American archaeologists have discovered two monumental royal tombs dating from about 3,500 years ago in southern Greece.
Officials say the dome roofs of both chambers near the Bronze Age palace of Pylos collapsed during antiquity and filled with so much earth and rubble grave robbers couldn't get in to plunder them.
Nevertheless, they were disturbed over several generations unlike a nearby Mycenaean grave found in 2015 that yielded a stunning hoard of gold, silver and jewellery buried with a presumed early ruler of Pylos.
Recovered goods from the two tombs include a golden seal ring and a golden amulet of an ancient Egyptian goddess, highlighting Bronze Age trade and cultural links.

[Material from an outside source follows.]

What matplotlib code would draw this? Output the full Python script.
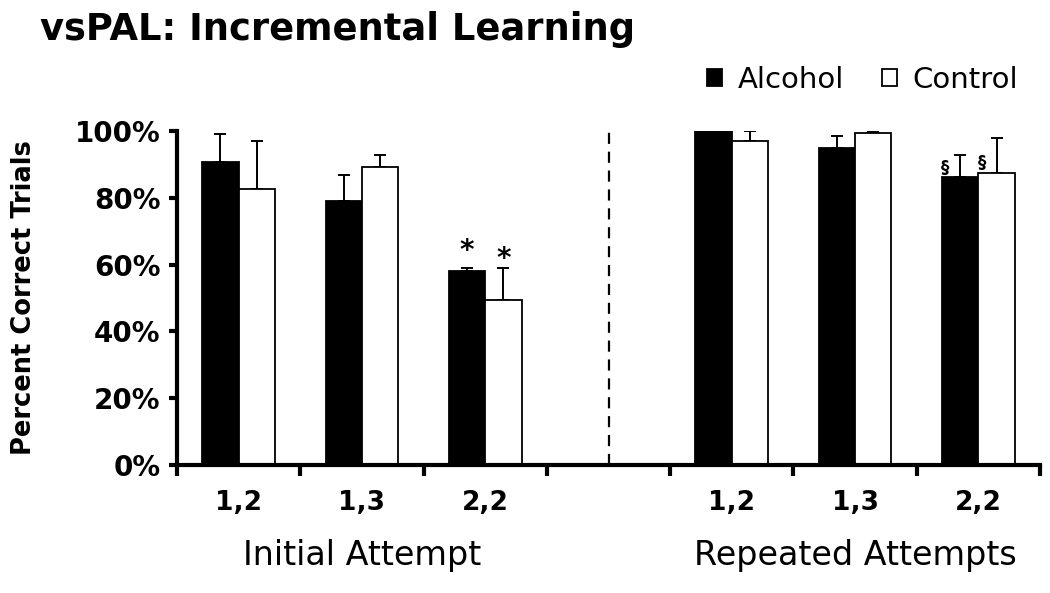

Greece's culture ministry said on Tuesday the discovery was particularly important in shedding light on the early phases of the Mycenaean civilisation.
The Mycenaean era, roughly 1650-1100 BC, provided the material for many of the myths and legends of ancient Greece including that of the Trojan War.
The larger of the two tombs has a diameter of 12 meters at floor level and its stone walls have survived to 4.5 meters - less than half their original height.
The other is about two-thirds the size and its walls now stand two meters high.
Both belong to the tholos type of tomb, massive domed underground constructions reserved for Mycenaean royalty that could reach roughly 15 meters high.
They were excavated over the past two years by University of Cincinnati archaeologists, who also discovered the nearby rich burial that is known as the Griffin Warrior grave, after some of the ornaments found in it.
All three graves, together with another tholos tomb found decades ago, were built before the sprawling palace whose ruins lie close by and feature in Homer's Odyssey as the seat of King Nestor.